Final Project: Bike Area Network

Blindspot detection

After my results with the ultrasonic sensor in Week 8 I started looking into alternatives with regard to longer range sensors. I was initially very curious about the FAB inventory Time-of-Flight sensors, but many mentioned that it only worked well indoors up to 2 meters.

There are some commercial long range LIDAR Rangefinders and even 360 degree scanners. However, the rangefinder is $150 and the scanning LIDAR is over $400 which not only put them beyond my price range, but put it far above what I would want to leave on a bike.

I remembered a few years back reading a Hackaday post about DIY Radars and adding it to the list of projects I never got around to. It turns out the post was written by a Engineer at MIT's' Lincoln Lab and he even taught and IAP course on Radar.

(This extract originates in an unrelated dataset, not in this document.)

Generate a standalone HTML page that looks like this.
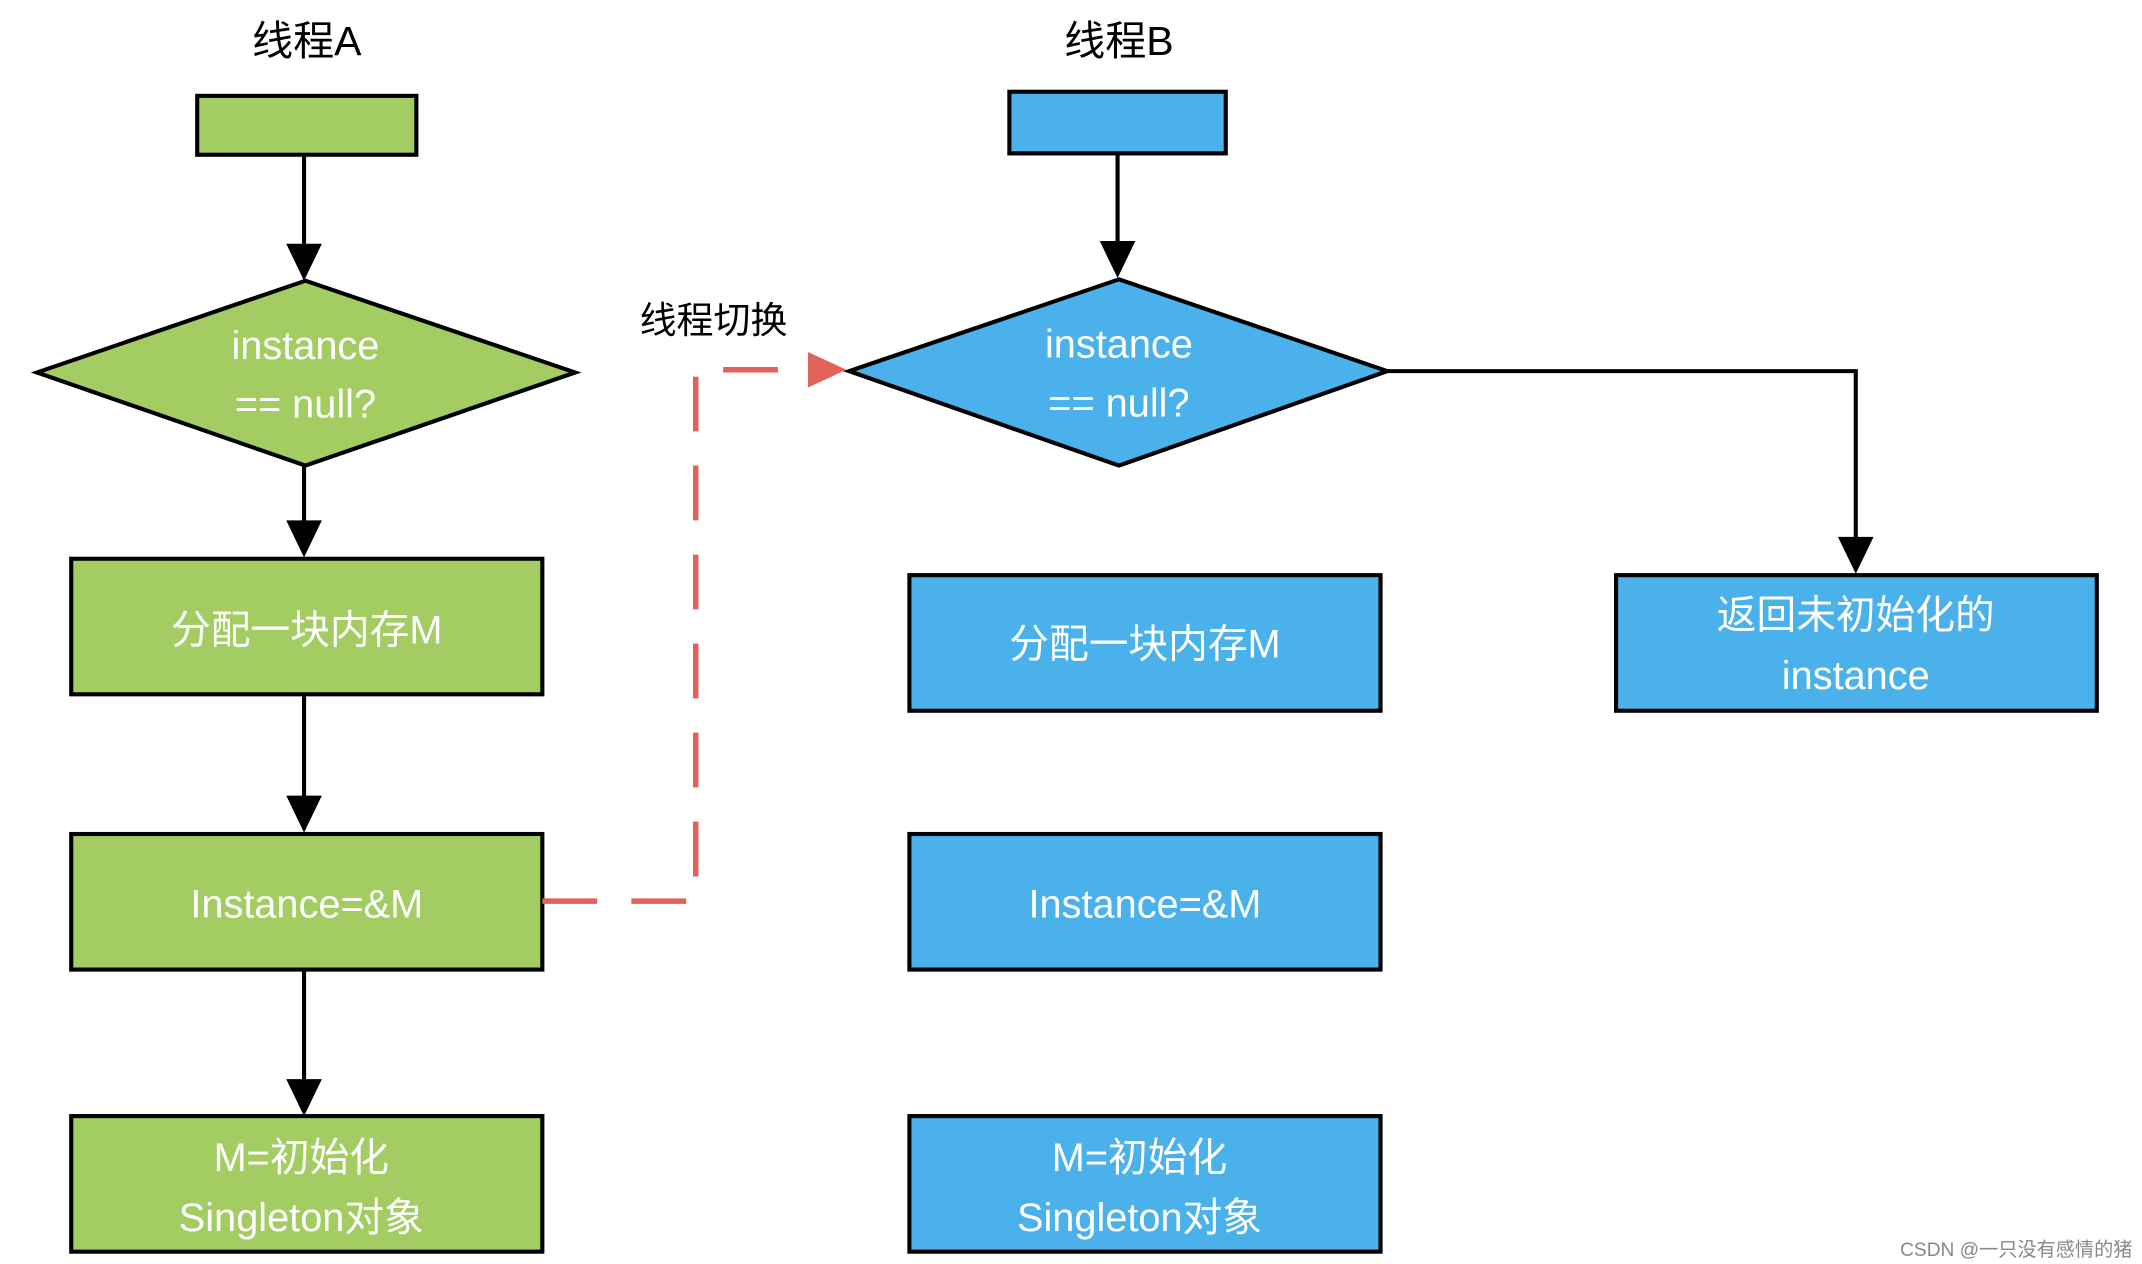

From the IAP course and his website, it seems reasonable to build a Frequency Modulated Continuous Wave (FMCW) rangefinding radar for under $400. As cool as this sounded, this seemed slightly beyond the scope of the class and still suffered from the price issue. But, in the Hackaday post, he referenced cheap X-Band radars availible on Ebay and $10 in quantity FMCW radars from a Swiss company.

I have ordered both some inexpensive FMCW Ebay modules ($3) as well as the K-LC1a FMCW and K-LC2 (Doppler) Radars from RFBeam which are both about $10 in quantity, $25 per if you need to order just a few. The RFBeams have not gotten FCC approval but can be imported for test and evaluation purposes.

In the mean time I've been reading the documentation and figuring out the best solution to process the incoming data. I will update this page as I get further along with experimenting with the modules.